Pune, where another IPL game will be played, already has water supply on alternate days. The city mayor is on record saying that the supply may reduce because the water may be diverted to drought-hit villages.
Nagpur, the third city to hold an IPL, is in the Vidarbha region, also reeling under a drought and farming crisis.
But all this evidence does not make it to Mr Ghosh’s piece.
Caught in the deep
Actually, reality itself has been kept at bay. Much like how the IPL does not qualify as a part of the population, Mr Ghosh’s supposed solutions are also the stuff of gods.
He wants us to dig deeper.
“I mean, surely those who can drill for oil and gas have the wherewithal and deep-boring capabilities to drill for water.”
Does Mr Ghosh not know that the solution to water scarcity is to not dig deeper?
Because water is not an infinite resource splashing about in the earth’s crust, waiting for the billionaire’s drill. (Well, neither is oil.)
Because it is this mentality of digging deeper that destroyed water bodies of Bundelkhand and Marathwada, and threatens Punjab and Haryana.
His second solution is to follow “some nations in the Middle-East” who “have also begun filtering sea water and using it at least for agriculture, if nothing else”
Clearly he hasn’t done his homework on this. The “some nations” expend huge amounts of energy to make salt water usable. The desalination plants outside Chennai are already eroding the coastline. There are still questions on how and where to dispose the waste from these plants.
But do all these questions even matter, when his solution to water crisis is to dig deeper?
But is it even important to say all this?
Because Mr Ghosh subjects us to arguments like this:
“One question - when the flyover collapsed on some poor, unsuspecting people in Kolkata, was the World Twenty20 final shifted out of Eden Gardens? No.”
This is followed by comparisons with how the 2004 Athens Olympics and 2014 FIFA World Cup took place despite protests. And that 1972 Munich Games weren’t called off despite the attacks.
“I can quite understand the anger about the IPL: the razzmatazz, the dancing girls, blaring music and insufferable anchors.”
At this point I begin to wonder if Mr Ghosh even understands what he’s talking about.
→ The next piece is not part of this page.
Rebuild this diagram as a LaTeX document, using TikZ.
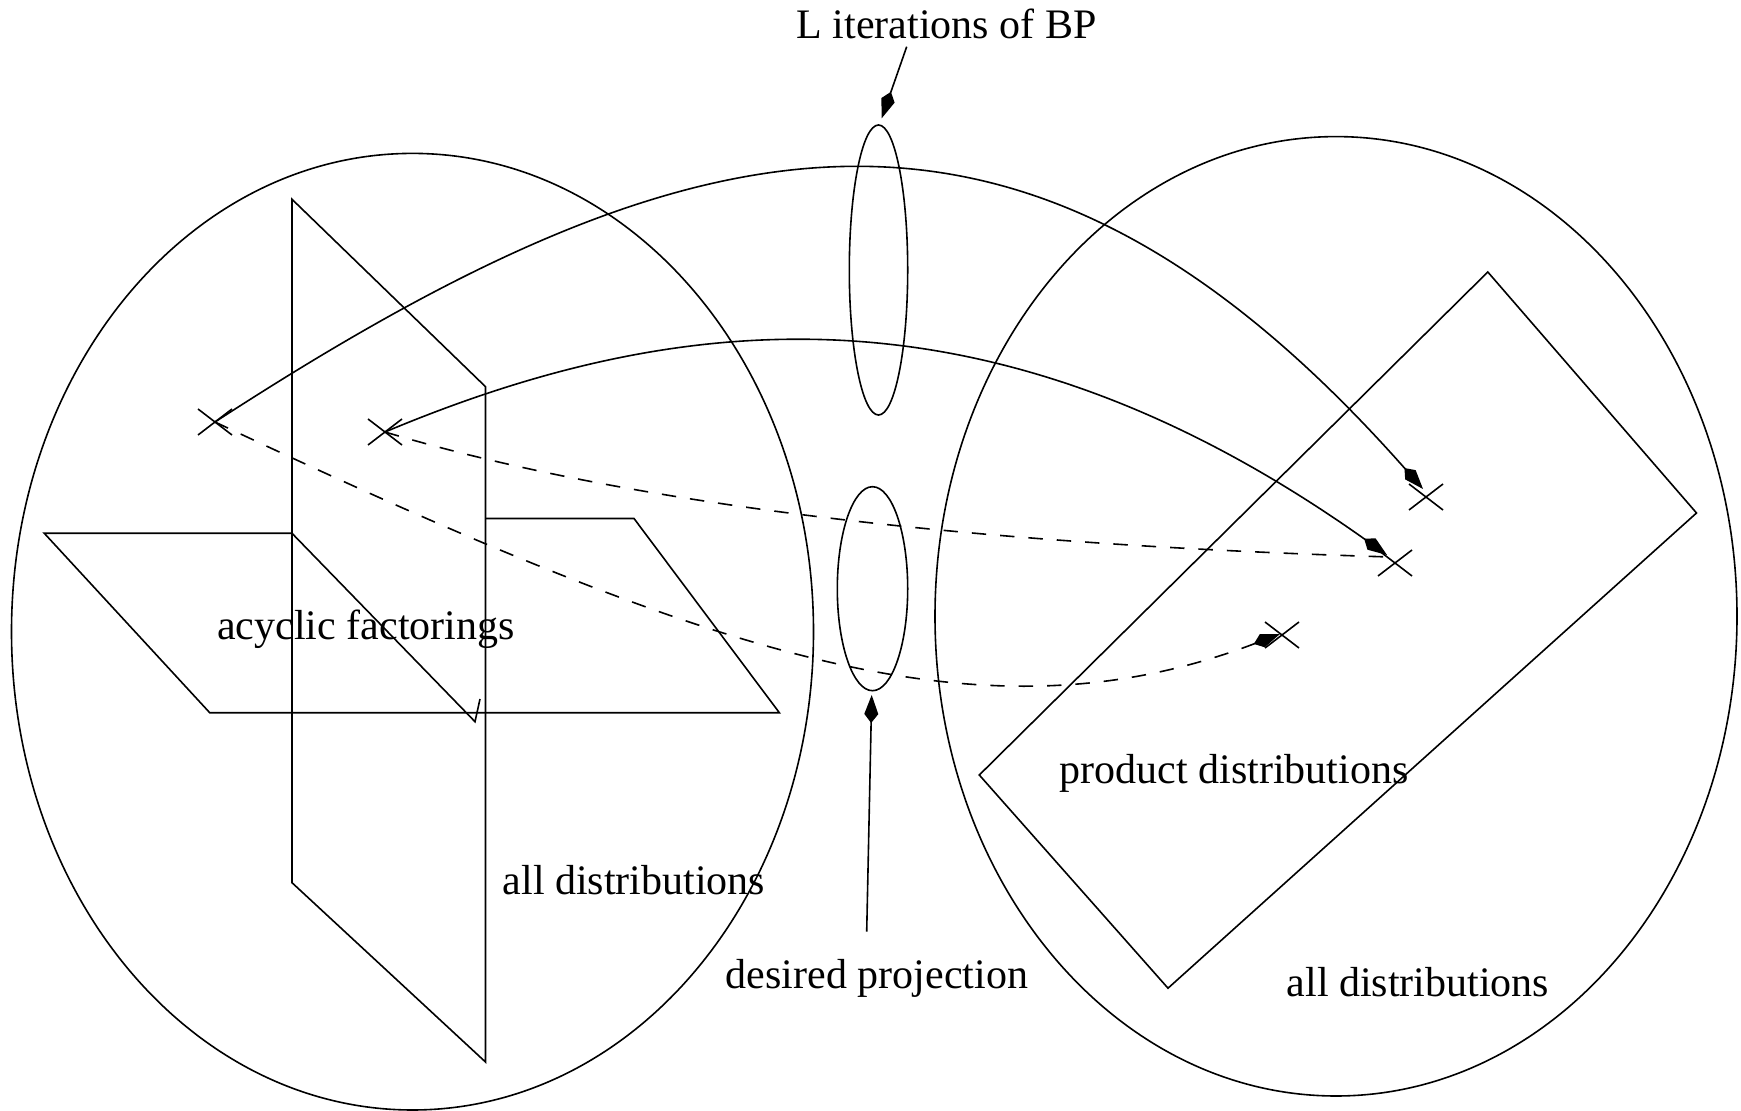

Does it not bother him that water in Maharashtra (more than elsewhere) is a physically limited resource? That the summer is upon us? A wastage of water is not rhetoric and public anger, it is a physical loss.
It's just not cricket
What Mr Ghosh has done is to spin a moral question – of using thousands of litres of water on an inconsequential event when thousands are killing themselves for the lack of water - into a question of throwing cash on sci-fi solutions to water scarcity.
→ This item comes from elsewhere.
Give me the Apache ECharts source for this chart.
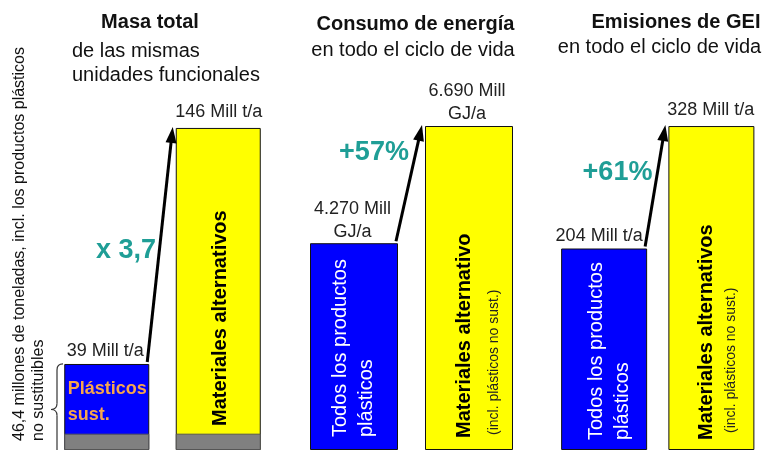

This spin has as its ugly cousin – the implicit assumption that IPL is somehow not “population” that “wants more”. This “population” is the poor, the “vote bank”, the ones wasting everything and asking for more, while the middle and upper classes, and their IPL games, are raised to a near-mythical level.
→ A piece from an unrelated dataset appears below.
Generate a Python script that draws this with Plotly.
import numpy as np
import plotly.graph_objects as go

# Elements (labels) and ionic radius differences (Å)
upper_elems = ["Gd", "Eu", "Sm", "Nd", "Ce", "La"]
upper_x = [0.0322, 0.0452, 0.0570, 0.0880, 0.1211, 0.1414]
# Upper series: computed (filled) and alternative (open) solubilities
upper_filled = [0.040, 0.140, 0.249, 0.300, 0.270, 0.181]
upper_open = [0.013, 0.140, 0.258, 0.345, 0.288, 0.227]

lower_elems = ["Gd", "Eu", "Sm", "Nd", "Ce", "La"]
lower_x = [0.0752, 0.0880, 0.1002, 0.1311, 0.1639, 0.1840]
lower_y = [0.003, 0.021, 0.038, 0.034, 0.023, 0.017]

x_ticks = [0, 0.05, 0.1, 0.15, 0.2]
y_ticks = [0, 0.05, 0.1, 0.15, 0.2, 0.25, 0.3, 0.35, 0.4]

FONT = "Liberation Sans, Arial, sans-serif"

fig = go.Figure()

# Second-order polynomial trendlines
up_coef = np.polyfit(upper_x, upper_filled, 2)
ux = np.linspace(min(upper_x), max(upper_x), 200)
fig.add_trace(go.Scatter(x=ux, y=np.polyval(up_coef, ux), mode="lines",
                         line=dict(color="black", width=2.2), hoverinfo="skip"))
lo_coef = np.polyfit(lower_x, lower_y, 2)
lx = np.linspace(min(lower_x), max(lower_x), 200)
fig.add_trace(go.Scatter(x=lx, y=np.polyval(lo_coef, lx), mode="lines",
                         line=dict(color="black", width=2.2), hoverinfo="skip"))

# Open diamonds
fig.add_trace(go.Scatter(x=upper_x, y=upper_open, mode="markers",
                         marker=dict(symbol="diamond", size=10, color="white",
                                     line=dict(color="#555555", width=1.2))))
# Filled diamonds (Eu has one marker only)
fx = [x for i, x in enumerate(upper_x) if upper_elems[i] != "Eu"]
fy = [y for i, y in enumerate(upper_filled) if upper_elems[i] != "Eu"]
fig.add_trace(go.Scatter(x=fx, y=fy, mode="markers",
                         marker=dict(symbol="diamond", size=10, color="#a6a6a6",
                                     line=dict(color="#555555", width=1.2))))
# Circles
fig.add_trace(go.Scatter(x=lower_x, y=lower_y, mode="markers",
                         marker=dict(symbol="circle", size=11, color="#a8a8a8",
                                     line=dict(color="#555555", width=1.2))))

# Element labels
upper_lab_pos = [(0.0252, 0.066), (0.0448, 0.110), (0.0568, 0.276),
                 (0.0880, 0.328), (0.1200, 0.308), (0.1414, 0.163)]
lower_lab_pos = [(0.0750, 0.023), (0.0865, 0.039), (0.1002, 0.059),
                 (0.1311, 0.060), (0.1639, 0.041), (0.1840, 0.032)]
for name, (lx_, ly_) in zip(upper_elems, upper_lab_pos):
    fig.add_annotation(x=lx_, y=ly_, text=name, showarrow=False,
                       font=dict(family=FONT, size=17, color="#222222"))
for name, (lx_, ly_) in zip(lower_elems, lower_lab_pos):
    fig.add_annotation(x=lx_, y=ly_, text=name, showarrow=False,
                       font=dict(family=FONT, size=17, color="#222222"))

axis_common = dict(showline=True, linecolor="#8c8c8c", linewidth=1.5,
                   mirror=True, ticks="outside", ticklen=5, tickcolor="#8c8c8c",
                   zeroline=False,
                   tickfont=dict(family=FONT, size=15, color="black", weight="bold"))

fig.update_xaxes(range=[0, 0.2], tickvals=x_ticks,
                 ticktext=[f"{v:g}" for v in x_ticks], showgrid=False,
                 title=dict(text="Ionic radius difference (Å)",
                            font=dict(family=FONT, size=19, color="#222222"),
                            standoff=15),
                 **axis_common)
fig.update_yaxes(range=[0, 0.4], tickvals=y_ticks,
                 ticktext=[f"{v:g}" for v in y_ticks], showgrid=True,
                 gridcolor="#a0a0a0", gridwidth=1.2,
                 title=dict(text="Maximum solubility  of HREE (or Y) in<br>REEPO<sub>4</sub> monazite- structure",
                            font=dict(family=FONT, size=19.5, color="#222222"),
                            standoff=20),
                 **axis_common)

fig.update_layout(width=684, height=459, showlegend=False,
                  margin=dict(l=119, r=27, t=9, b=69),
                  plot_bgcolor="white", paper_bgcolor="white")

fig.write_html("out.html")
It is also important to note that his opinion comes on a canvas of an unforgivable silence by his community of sports journalists.
At what point did they become so blind to the social and physical realities that sports are played under?
I have always wondered why so few spoke out when cricket began its descent from an 11-a-side sport to a crony capitalist orgy. From Shivaji Park to Malabar Hill. From when even Mohammad Azharuddin kept a back-up job in a government-run bank in Hyderabad.
Maybe I’m thinking too much into this. Maybe it is all very simple, that the root of this silence on the IPL fiasco is the shared belief that the answer simply lies in finding the right billionaire to dig deeper.
Well, I hope they do. I hope they dig a well deep right in the middle of Wankhede, a drill so large and deep that it hits the earth’s crust. And when instead of sparkling water, hot lava begins gushing out, setting the world on fire, I hope these modern Neros, sitting atop the pavilion, surrounded by “dancing girls”, cast their glance away from the mayhem and begin playing their fiddles.
(The views expressed here are personal and do not necessarily reflect those of the organisation.)